Determine how many lines carry the word "matplotlib". Output that number only.

▼

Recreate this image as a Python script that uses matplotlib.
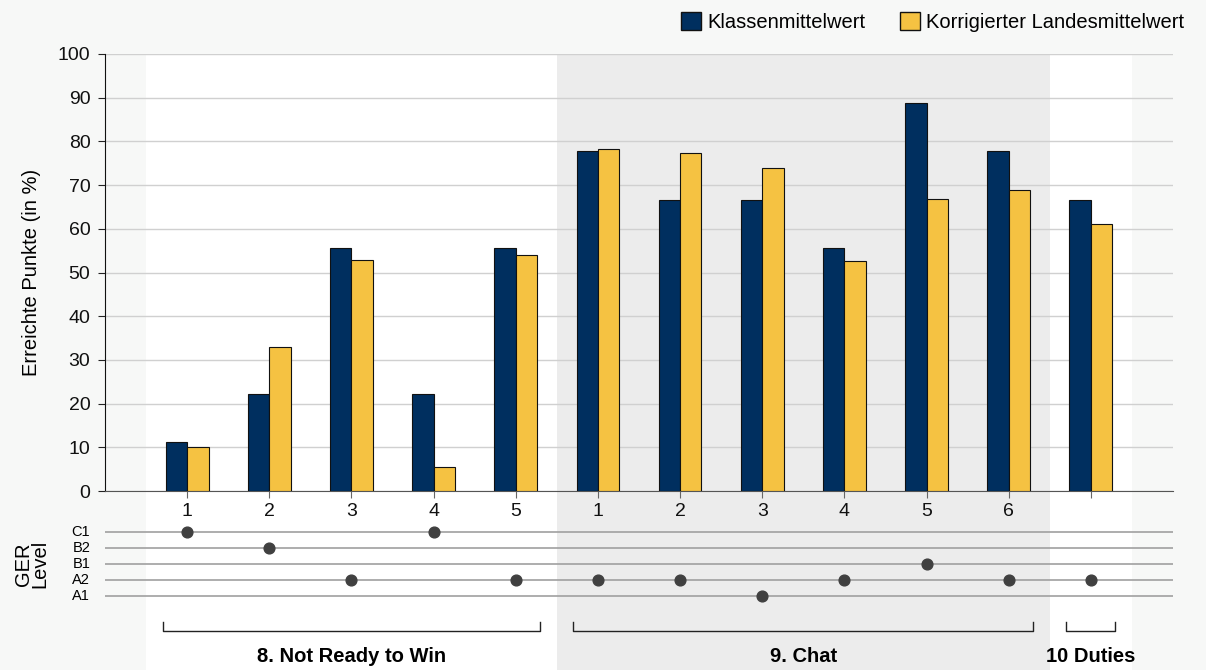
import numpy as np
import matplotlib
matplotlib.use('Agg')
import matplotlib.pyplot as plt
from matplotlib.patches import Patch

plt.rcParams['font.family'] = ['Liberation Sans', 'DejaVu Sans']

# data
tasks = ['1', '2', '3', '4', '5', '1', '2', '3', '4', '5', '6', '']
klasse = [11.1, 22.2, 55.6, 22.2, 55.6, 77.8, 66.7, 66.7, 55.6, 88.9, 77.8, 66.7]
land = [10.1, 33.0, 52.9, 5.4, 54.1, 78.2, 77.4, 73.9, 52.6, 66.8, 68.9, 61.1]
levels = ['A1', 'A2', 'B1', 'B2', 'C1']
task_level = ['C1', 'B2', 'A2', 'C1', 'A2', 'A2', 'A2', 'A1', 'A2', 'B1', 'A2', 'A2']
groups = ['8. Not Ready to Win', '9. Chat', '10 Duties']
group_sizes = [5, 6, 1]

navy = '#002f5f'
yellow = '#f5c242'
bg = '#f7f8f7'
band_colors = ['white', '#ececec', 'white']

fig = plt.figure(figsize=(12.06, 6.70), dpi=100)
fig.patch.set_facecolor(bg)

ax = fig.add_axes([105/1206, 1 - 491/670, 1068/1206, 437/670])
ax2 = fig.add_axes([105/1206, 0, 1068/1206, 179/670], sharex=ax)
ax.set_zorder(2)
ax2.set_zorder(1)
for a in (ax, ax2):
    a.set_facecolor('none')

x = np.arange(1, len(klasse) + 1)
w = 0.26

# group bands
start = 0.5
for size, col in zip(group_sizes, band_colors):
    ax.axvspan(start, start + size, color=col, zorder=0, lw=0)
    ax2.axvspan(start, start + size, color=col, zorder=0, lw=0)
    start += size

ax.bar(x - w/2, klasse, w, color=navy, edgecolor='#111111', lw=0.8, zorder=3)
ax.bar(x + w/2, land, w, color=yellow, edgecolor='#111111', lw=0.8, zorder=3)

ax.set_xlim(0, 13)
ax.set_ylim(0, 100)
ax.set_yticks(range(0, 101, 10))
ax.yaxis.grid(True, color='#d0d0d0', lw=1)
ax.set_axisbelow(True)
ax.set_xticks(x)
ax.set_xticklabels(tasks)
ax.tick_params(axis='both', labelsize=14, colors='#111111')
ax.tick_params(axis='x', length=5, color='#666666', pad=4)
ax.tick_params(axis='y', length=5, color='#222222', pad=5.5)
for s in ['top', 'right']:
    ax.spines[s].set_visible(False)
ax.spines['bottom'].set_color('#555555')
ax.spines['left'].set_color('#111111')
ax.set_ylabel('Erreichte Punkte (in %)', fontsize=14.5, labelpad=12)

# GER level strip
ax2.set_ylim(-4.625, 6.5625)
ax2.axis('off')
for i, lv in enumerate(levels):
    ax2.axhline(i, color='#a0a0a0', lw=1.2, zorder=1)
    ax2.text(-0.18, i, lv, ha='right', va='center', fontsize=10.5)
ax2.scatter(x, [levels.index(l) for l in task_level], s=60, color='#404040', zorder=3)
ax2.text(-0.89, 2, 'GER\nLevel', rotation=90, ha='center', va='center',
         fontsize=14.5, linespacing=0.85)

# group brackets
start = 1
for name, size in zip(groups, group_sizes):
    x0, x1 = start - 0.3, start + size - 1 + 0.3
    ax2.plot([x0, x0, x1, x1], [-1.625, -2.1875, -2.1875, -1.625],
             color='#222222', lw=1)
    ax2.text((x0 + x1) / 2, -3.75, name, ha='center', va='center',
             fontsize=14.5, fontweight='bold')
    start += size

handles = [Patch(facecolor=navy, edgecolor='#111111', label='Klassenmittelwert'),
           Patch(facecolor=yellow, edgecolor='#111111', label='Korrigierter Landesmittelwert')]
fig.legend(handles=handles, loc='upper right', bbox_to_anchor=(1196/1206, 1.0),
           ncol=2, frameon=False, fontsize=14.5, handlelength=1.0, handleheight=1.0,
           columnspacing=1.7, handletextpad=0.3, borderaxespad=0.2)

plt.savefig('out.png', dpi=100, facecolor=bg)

▲

▶ [WRITTEN SOLUTION]
5